Last week I was at the White Plains train station on my way into the city and something was going on. I saw three men that seemed to be casing the place. They were making eye contact with each other as they were working the platform. Waiting for the train I could see each of them approaching my passengers. I am pretty vigilant always look out for threats, but it turned out this was totally innocuous. I overheard on of them doing outreach to someone for the holidays. They were inviting people to join them for Christmas at their non-denominational Church in Scarsdale. Having engaged their Chabad compatriots enough in life I was preparing myself for the ritual ” No, thank you I have already put on Tfilin today”, but none of them approached me. I was wearing a hat over my kippah and as always my tzitzit were hidden away. How did they know that I was not interested? Did they know I was Jewish? Why was I beyond the grace of their salvation?
I did not give it another thought until the news this past Sunday regarding this horrific mass shooting in Australia. Two men opened up fire on Jews coming together for Hanukah. Many people from the community interviewed said that they were sad but not shocked by the shooting. This was already after two years of saying horrible things against Israel, Israelis, and Jews. And of course there as the terrible burning of the synagogue there amidst countless cases of vandalism. Despite warnings from people in the Jewish community, it seems that the government did not do its job of protecting its citizens. But this is not a new phenomena for our people and clearly not limited to Australia. It feels as though all of these calls to “Globalize the Intifada” are coming to fruition. Just because I am paranoid does not mean there people are not trying to kill my people.

To be clear I believe in free speech and I am totally fine being uncomfortable. That said, we need to get tough on acting swift and clear when this speech turns to incitement. But this assumed that that only action is between the government and the individual. Where are our fellow citizens? While we can see governments are failing us, more worrisome are the massed who say nothing in response. Silence is acquiesce.
This reminds me the profound words of Rev. Martin Luther King Jr. From jail he wrote:
I must make two honest confessions to you, my Christian and Jewish brothers. First, I must confess that over the last few years I have been gravely disappointed with the white moderate. I have almost reached the regrettable conclusion that the Negro’s great stumbling block in the stride toward freedom is not the White Citizens Councillor or the Ku Klux Klanner but the white moderate who is more devoted to order than to justice; who prefers a negative peace which is the absence of tension to a positive peace which is the presence of justice; who constantly says, “I agree with you in the goal you seek, but I can’t agree with your methods of direct action”; who paternalistically feels that he can set the timetable for another man’s freedom; who lives by the myth of time; and who constantly advises the Negro to wait until a “more convenient season.” Shallow understanding from people of good will is more frustrating than absolute misunderstanding from people of ill will.

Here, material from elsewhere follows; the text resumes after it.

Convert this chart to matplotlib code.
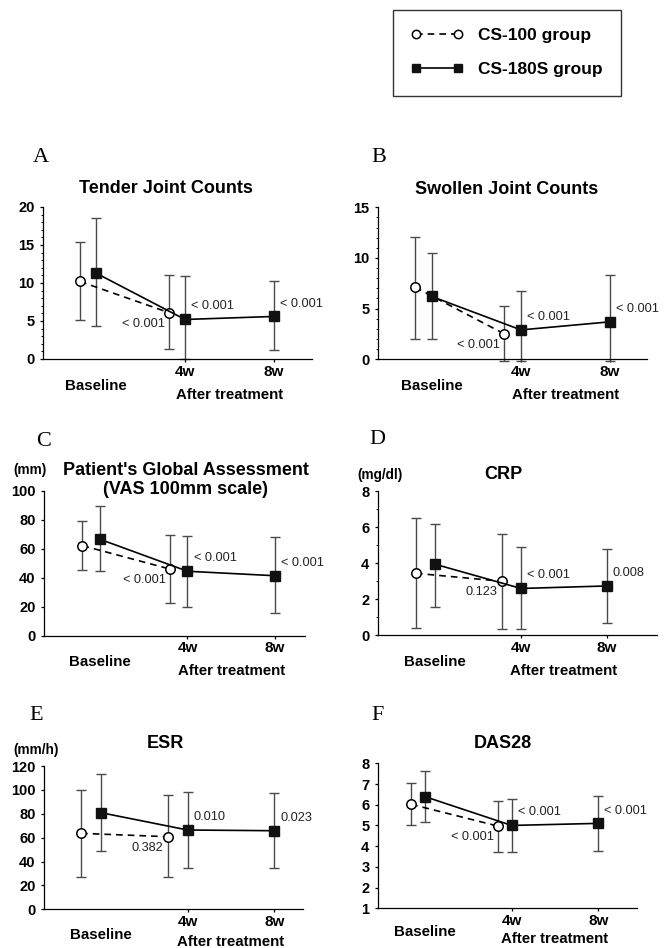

Lukewarm acceptance is much more bewildering than outright rejection. (Letter from a Birmingham Jail, 1963)
It is not that I do not care about the mass shooters, but as a Jew there is little I can do to change their mind. When did the hunter ever listen to the prey. I must confess to my Christian and Muslim brothers, that all of their post facto thoughts and prayers are painful. It is not just that they are ineffective, their silence around the violent rhetoric creates space for violence. They are devoted to order cloaked in a new theory of justice over any real peace. The depth of deprivation is that we are getting this response and we have yet to resort to more “direct action”. To the contrary we are spending millions and huge amount of our attention to guard our institutions and protect our people. Not questioning the use of these resources normalizes the problem.
Where do we belong? It is clear from the violence that they do not want us in Sydney, Manchester, Toronto, Colleyville, Poway, Pittsburgh, etc. And this is just the recent list. There are no reason to think that this list of places will stop growing. It overlooks our history of being kicked of Europe in the Holocaust and being kicked out of countless Arab states in response to the founding of State of Israel. It is also clear that they do not want us in Israel because they see us as ” settler colonialist”. So where are supposed to go? Shallow understanding from people of good will is more frustrating than absolute misunderstanding from people who want to kill us. Lukewarm acceptance is much more bewildering than outright rejection.
Why couldn’t people just ignore us and leave us alone? In an essay about antisemitism Jean-Paul Sartre wrote, “Far from experience producing his idea of the Jew, it was the latter that explained his experience. If the Jew did not exist, the anti-Semite would invent him.” We hardly exist. There are only 15 million of us left. We are but a rounding error in the Chinese census. People’s perception of us is made up to explain their reality. It is clear that if we allow people to have free speech more people need to come to our defense. Anything short of that will continue to translate into incitement against this Jewish villain the anti-Semite has invented. We would never tell another group that their mistreatment is their problem. The Jewish problem as nothing to do with Jews. When will my moderate Christian and Muslim brothers understand that this is their problem?
So back to my non-event interaction on the train platform. This most recent shooting and the aftermath has made me ask the same question with a totally different meaning. Beyond the heroic act of Ahmed al-Ahmed, are Jews beyond Christian and Muslim salvation?